Financial Planning and Analysis

Can You Finance a Lease Buyout?

Navigate the complexities of financing a vehicle lease buyout. Learn the essential steps to transition from leasing to ownership.

A lease buyout provides an option to purchase a vehicle that has been under a lease agreement. This transitions a driver to full ownership, allowing them to retain a familiar vehicle. This decision is influenced by the vehicle’s condition, its market value, and the original lease terms.

Understanding Lease Buyout Options

A lease buyout typically involves two main scenarios: a lease-end buyout or an early lease buyout. A lease-end buyout occurs when the lease term concludes, allowing purchase for the predetermined residual value specified in the initial lease agreement. This option is often chosen when the driver is satisfied with the vehicle’s performance.

An early lease buyout takes place before the lease contract ends. This is for individuals anticipating exceeding mileage limits, significant wear and tear, or wishing to avoid penalties. The cost includes remaining lease payments, residual value, and early termination fees.

Before any buyout, evaluate the vehicle’s market value against the buyout price. If the market value is higher, purchasing it can be financially advantageous. Assess the vehicle’s physical condition, maintenance history, and remaining warranty coverage to determine if the investment is sound.

Preparing for Lease Buyout Financing

Financing a lease buyout is a common and practical approach for many individuals seeking to purchase their leased vehicle. This process is similar to obtaining a standard used car loan, allowing the buyer to spread the cost over a period of time rather than paying the full amount upfront. Various financial institutions offer specific loan products tailored for lease buyouts.

Financing can be secured through multiple sources, including traditional banks, credit unions, or even the leasing company’s own financing arm. Independent third-party lenders also provide competitive options for lease buyout loans. It is advisable to explore offers from several lenders to compare interest rates, loan terms, and any associated fees.

To apply for a lease buyout loan, lenders typically require specific documentation and financial information. This commonly includes personal financial data such as credit history, verified income, and debt-to-income ratios. The vehicle’s details, including its Vehicle Identification Number (VIN) and current mileage, are also necessary. A crucial document required is the official payoff quote directly from the leasing company, which states the exact amount needed to purchase the vehicle.

Understanding key loan terms is important for making an informed decision. These terms include the Annual Percentage Rate (APR), which represents the total cost of borrowing, the loan term (the duration over which the loan will be repaid, often ranging from 36 to 72 months), and the resulting monthly payment. Obtaining pre-approvals from multiple lenders before finalizing the buyout provides a clearer financial picture and strengthens negotiating power.

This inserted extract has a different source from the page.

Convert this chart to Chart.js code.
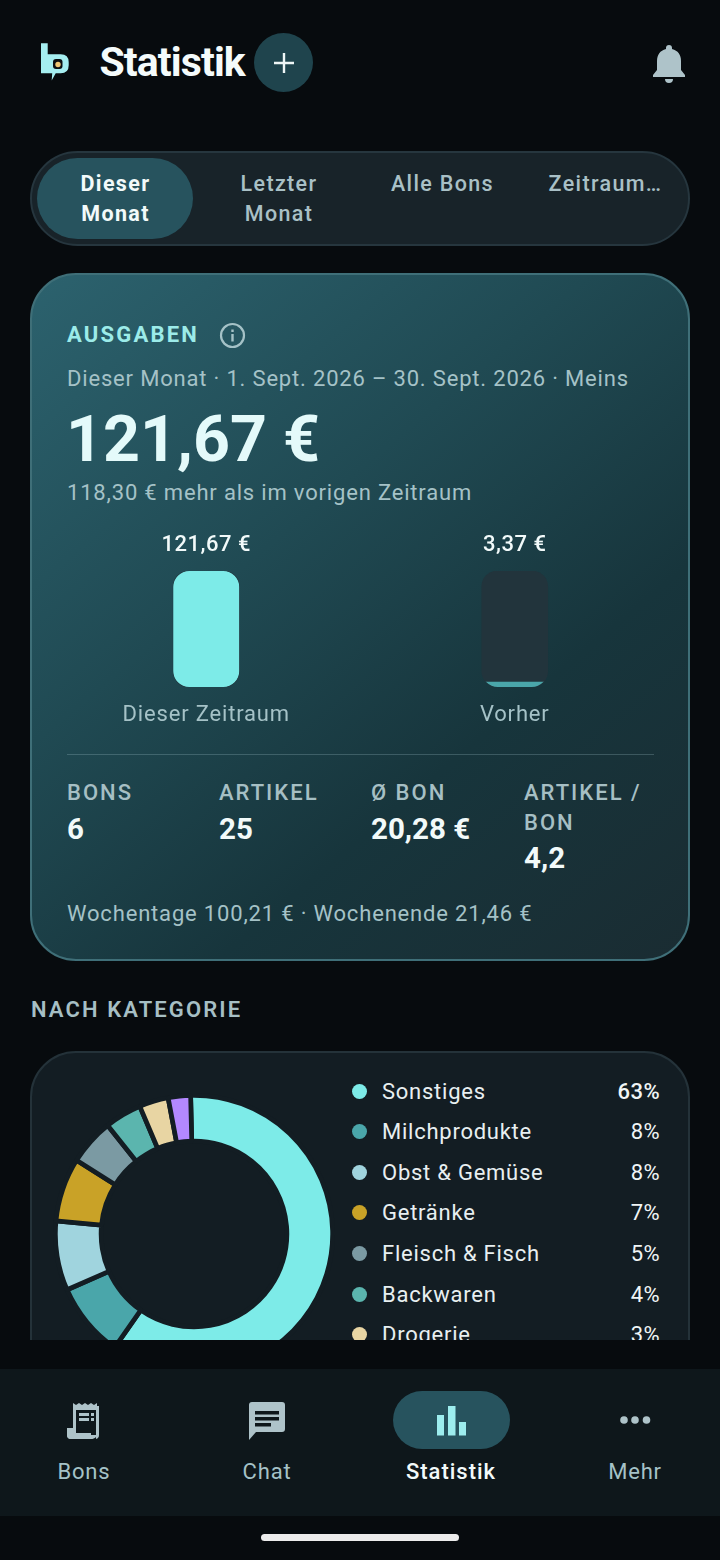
<!DOCTYPE html>
<html lang="de"><head><meta charset="utf-8">
<script src="https://cdn.jsdelivr.net/npm/chart.js@4"></script>
<style>
*{box-sizing:border-box}
html,body{margin:0;padding:0;background:#070b0e}
#app{position:relative;width:720px;height:1560px;overflow:hidden;background:#070b0e;font-family:Roboto,sans-serif}
.t{position:absolute;white-space:nowrap;line-height:1}
.c{transform:translateX(-50%);text-align:center}
.abs{position:absolute}
.sub{color:#a5c2c7;font-size:22px;letter-spacing:.82px}
.lab{color:#a6bfc4;font-size:22px;font-weight:500;letter-spacing:2px}
.val{color:#f2fafa;font-size:29.5px;font-weight:700}
#scroll{position:absolute;left:0;top:0;width:720px;height:1340px;overflow:hidden}
#seg{left:30px;top:151px;width:660px;height:95px;border-radius:48px;background:#182329;border:2px solid #26363e}
#pill{left:37px;top:158px;width:156px;height:81px;border-radius:41px;background:#27535e}
.tab{font-size:21.5px;font-weight:500;color:#a9c0c6;letter-spacing:1.35px;line-height:29.5px}
#card{left:30px;top:273px;width:660px;height:688px;border-radius:46px;border:2px solid #3f6f78;background:linear-gradient(140deg,#2c626e 0%,#204a53 38%,#17353c 68%,#1a2c32 100%)}
#card2{left:30px;top:1051px;width:660px;height:500px;border-radius:46px;border:2px solid #243239;background:#131d23}
#nav{left:0;top:1369px;width:720px;height:147px;background:#0e171b}
</style></head><body>
<div id="app">
<div id="scroll">
  <svg class="abs" style="left:38px;top:41px" width="34" height="42" viewBox="0 0 34 42">
    <path fill="#a5eef0" d="M3 2.300h6.700v11h13q8 0 8 8v3q0 8-8 8h-5l-4 7.200 .5-7.200H3z"/>
    <rect x="15" y="18" width="9.500" height="10" rx="3" fill="#0b0f12"/><circle cx="20" cy="23.500" r="2.700" fill="#f0c674"/>
  </svg>
  <div class="t" style="left:99.500px;top:42px;font-size:41px;font-weight:700;color:#f4fbfb;letter-spacing:-.9px">Statistik</div>
  <div class="abs" style="left:254px;top:33px;width:59px;height:59px;border-radius:50%;background:#1f444d"></div>
  <svg class="abs" style="left:272px;top:51px" width="24" height="24" viewBox="0 0 24 24"><path d="M12 2v20M2 12h20" stroke="#eef6f6" stroke-width="2.4" fill="none"/></svg>
  <svg class="abs" style="left:650px;top:43px" width="38" height="40" viewBox="0 0 38 40"><path fill="#aec3c9" d="M19 2a3 3 0 0 1 3 3v1c6 1.500 9 6 9 12v9l4 5v2H3v-2l4-5v-9c0-6 3-10.500 9-12V5a3 3 0 0 1 3-3zM15 36h8a4 4 0 0 1-8 0z"/></svg>

  <div id="seg" class="abs"></div><div id="pill" class="abs"></div>
  <div class="t c tab" style="left:115.500px;top:169px;color:#f2fafa;font-weight:700">Dieser<br>Monat</div>
  <div class="t c tab" style="left:279px;top:169px">Letzter<br>Monat</div>
  <div class="t c tab" style="left:442.500px;top:169px">Alle Bons</div>
  <div class="t c tab" style="left:605.500px;top:169px">Zeitraum…</div>

  <div id="card" class="abs"></div>
  <div class="t" style="left:67px;top:324px;font-size:22px;font-weight:700;letter-spacing:2.2px;color:#9cebe9">AUSGABEN</div>
  <svg class="abs" style="left:219px;top:322px" width="27" height="27" viewBox="0 0 27 27"><circle cx="13.500" cy="13.500" r="11.500" fill="none" stroke="#a5c2c7" stroke-width="2.200"/><path d="M13.500 12v7.500M13.500 7.500v2.500" stroke="#a5c2c7" stroke-width="2.400"/></svg>
  <div class="t sub" style="left:67px;top:368px">Dieser Monat · 1. Sept. 2026 – 30. Sept. 2026 · Meins</div>
  <div class="t" style="left:66px;top:407px;font-size:64.500px;font-weight:700;color:#e4fafa">121,67 €</div>
  <div class="t sub" style="left:67px;top:482px">118,30 € mehr als im vorigen Zeitraum</div>
  <div class="abs" style="left:51.500px;top:530px;width:617px;height:200px"><canvas id="bars"></canvas></div>
  <div class="abs" style="left:67px;top:754px;width:587px;height:1px;background:rgba(190,225,230,.22)"></div>
  <div class="t lab" style="left:67px;top:782px">BONS</div><div class="t val" style="left:67px;top:815px">6</div>
  <div class="t lab" style="left:219px;top:782px">ARTIKEL</div><div class="t val" style="left:219px;top:815px">25</div>
  <div class="t lab" style="left:371px;top:782px">Ø BON</div><div class="t val" style="left:371px;top:815px">20,28 €</div>
  <div class="t lab" style="left:524px;top:782px">ARTIKEL /</div><div class="t lab" style="left:524px;top:812px">BON</div><div class="t val" style="left:524px;top:844px">4,2</div>
  <div class="t sub" style="left:67px;top:903px">Wochentage 100,21 € · Wochenende 21,46 €</div>

  <div class="t lab" style="left:31px;top:999px;letter-spacing:2.1px;font-weight:600">NACH KATEGORIE</div>
  <div id="card2" class="abs"></div>
  <div class="abs" style="left:53px;top:1093px;width:282px;height:282px"><canvas id="donut"></canvas></div>
  <div id="legend"></div>
</div>

<div id="nav" class="abs"></div>
<svg class="abs" style="left:66px;top:1401px" width="36" height="40" viewBox="0 0 36 40"><path fill="#aec3c9" d="M7 2l3 2 3-2 3 2 3-2 3 2 3-2 3 2 3-2v31a5 5 0 0 1-5 5H5a4 4 0 0 1-4-4v-7h6z"/><path fill="#0e171b" d="M10 9h20v25H10z"/><path fill="#aec3c9" d="M7 9h3v23h15v2a5 5 0 0 0 2 4H5a4 4 0 0 1-4-4v-6h6zM13 12h10v3H13zM13 17h10v3H13zM25 12h3v3h-3zM25 17h3v3h-3z"/><path fill="#aec3c9" d="M30 5h3v29a4 4 0 0 1-3 4z"/></svg>
<svg class="abs" style="left:247px;top:1401px" width="40" height="40" viewBox="0 0 40 40"><path fill="#aec3c9" d="M5 1h30a3 3 0 0 1 3 3v24a3 3 0 0 1-3 3H9l-7 8V4a3 3 0 0 1 3-3z"/><path fill="#0e171b" d="M8 10h24v3.500H8zM8 16h24v3.500H8zM8 22h16v3.500H8z"/></svg>
<div class="abs" style="left:393px;top:1391px;width:117px;height:58px;border-radius:29px;background:#27535e"></div>
<svg class="abs" style="left:435px;top:1404px" width="33" height="33" viewBox="0 0 33 33"><path fill="#9dedee" d="M2 11h7v20.500H2zM13 2h7.500v29.500H13zM24 18h7v13.500h-7z"/></svg>
<svg class="abs" style="left:618px;top:1412px" width="34" height="16" viewBox="0 0 34 16"><g fill="#aec3c9"><circle cx="6" cy="8" r="3.800"/><circle cx="17" cy="8" r="3.800"/><circle cx="28.500" cy="8" r="3.800"/></g></svg>
<div class="t c sub" style="left:84px;top:1461px">Bons</div>
<div class="t c sub" style="left:267px;top:1461px">Chat</div>
<div class="t c sub" style="left:451px;top:1461px;color:#f2fafa;font-weight:500;letter-spacing:1px">Statistik</div>
<div class="t c sub" style="left:635px;top:1461px">Mehr</div>
<div class="abs" style="left:261px;top:1534px;width:198px;height:7px;border-radius:4px;background:#ececec"></div>
</div>
<script>
const periodLabels = ["Dieser Zeitraum", "Vorher"];
const periodValues = [121.67, 3.37];
const periodText = ["121,67 €", "3,37 €"];
const trackValues = [121.67, 121.67];
const periodColors = ["#7debe8", "#4aa6aa"];

const categories = ["Sonstiges","Milchprodukte","Obst & Gemüse","Getränke","Fleisch & Fisch","Backwaren","Drogerie","Sonstige Waren"];
const shownPercent = ["63%","8%","8%","7%","5%","4%","3%"];
const sliceShares = [60.1,8.7,8.1,7.4,5.4,4.3,3.4,2.6];
const sliceColors = ["#7debe8","#4aa6aa","#a0d4de","#c9a227","#7b9aa3","#5bb5ae","#e8d5a3","#b388ff"];

const legendBox = document.getElementById("legend");
shownPercent.forEach((p,i)=>{
  const y = 1091.5 + i*40.65;
  legendBox.insertAdjacentHTML("beforeend",
   `<div class="abs" style="left:352px;top:${y-8}px;width:15px;height:15px;border-radius:50%;background:${sliceColors[i]}"></div>
    <div class="t" style="left:382px;top:${y-11}px;font-size:22px;letter-spacing:.75px;color:#e8eff1">${categories[i]}</div>
    <div class="t" style="right:60px;top:${y-11}px;font-size:22px;letter-spacing:.4px;color:#f0f5f6;font-weight:${i==0?500:400}">${p}</div>`);
});

const spacingFont = {
  id:"spacingFont",
  beforeDraw(c){ c.ctx.letterSpacing="0.82px"; }
};
const barDecor = {
  id:"barDecor",
  beforeDatasetDraw(c,args){
    if(args.index!==1) return;
    c.ctx.save();
    c.ctx.beginPath();
    c.getDatasetMeta(0).data.forEach(t=>c.ctx.roundRect(t.x-t.width/2,t.y,t.width,t.base-t.y,16));
    c.ctx.clip();
  },
  afterDatasetDraw(c,args){ if(args.index===1) c.ctx.restore(); },
  afterDraw(c){
    const ctx=c.ctx, meta=c.getDatasetMeta(0);
    ctx.save();
    ctx.font='500 22px Roboto';ctx.fillStyle='#f2fafa';ctx.textAlign='center';ctx.textBaseline='middle';
    ctx.letterSpacing="0.5px";
    meta.data.forEach((el,i)=>ctx.fillText(periodText[i],el.x,c.scales.y.top-25.5));
    ctx.restore();
  }
};
new Chart(document.getElementById("bars"),{
  type:"bar",
  plugins:[spacingFont,barDecor],
  data:{labels:periodLabels,datasets:[
    {data:trackValues,backgroundColor:"#22343c",borderRadius:16,borderSkipped:false,barThickness:66,grouped:false,order:2},
    {data:periodValues,backgroundColor:periodColors,borderRadius:16,borderSkipped:false,barThickness:66,grouped:false,minBarLength:5,order:1}
  ]},
  options:{responsive:true,maintainAspectRatio:false,animation:false,
    layout:{padding:{top:41,left:0,right:0,bottom:0}},
    plugins:{legend:{display:false},tooltip:{enabled:false}},
    scales:{
      y:{display:false,min:0,max:121.67},
      x:{grid:{display:false},border:{display:false},
         afterFit(s){s.height=43},
         ticks:{color:"#a5c2c7",font:{family:"Roboto",size:22},padding:7,maxRotation:0}}
    }}
});
new Chart(document.getElementById("donut"),{
  type:"doughnut",
  data:{labels:categories,datasets:[{data:sliceShares,backgroundColor:sliceColors,borderWidth:4.7,borderColor:"#131d23",borderAlign:"center"}]},
  options:{responsive:true,maintainAspectRatio:false,animation:false,cutout:"67%",rotation:-1.4,
    layout:{padding:0},plugins:{legend:{display:false},tooltip:{enabled:false}}}
});
</script>
</body></html>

Finalizing Your Lease Buyout

Once financing for a lease buyout is secured, the next phase involves completing the purchase and transferring ownership. The initial step typically involves obtaining the definitive payoff amount from the leasing company, which might include the residual value, any remaining payments, and other applicable fees. After receiving the funds from the lender, the leasing company will then provide a purchase agreement for signature.

Upon completion of the purchase, the vehicle’s title must be transferred from the leasing company into the buyer’s name. This critical step legally establishes the new ownership. The process generally involves submitting the signed purchase agreement, the original title (or a lien release from the former lessor), and an odometer statement to the relevant state motor vehicle department.

Updating vehicle registration and insurance is also a necessary part of the finalization process. The vehicle’s registration must be changed to reflect the new ownership, and new license plates may be issued depending on local regulations. Insurance policies need to be updated from a leased vehicle arrangement to reflect full ownership, which may affect coverage requirements and premiums.

The final steps often involve the payment of various fees and taxes. Sales tax is typically levied on the purchase price of the vehicle, though the specific calculation can vary by jurisdiction; some states tax the full purchase price, while others tax only the residual value. Additional costs can include new registration fees, title transfer fees, and potentially a purchase option fee from the leasing company.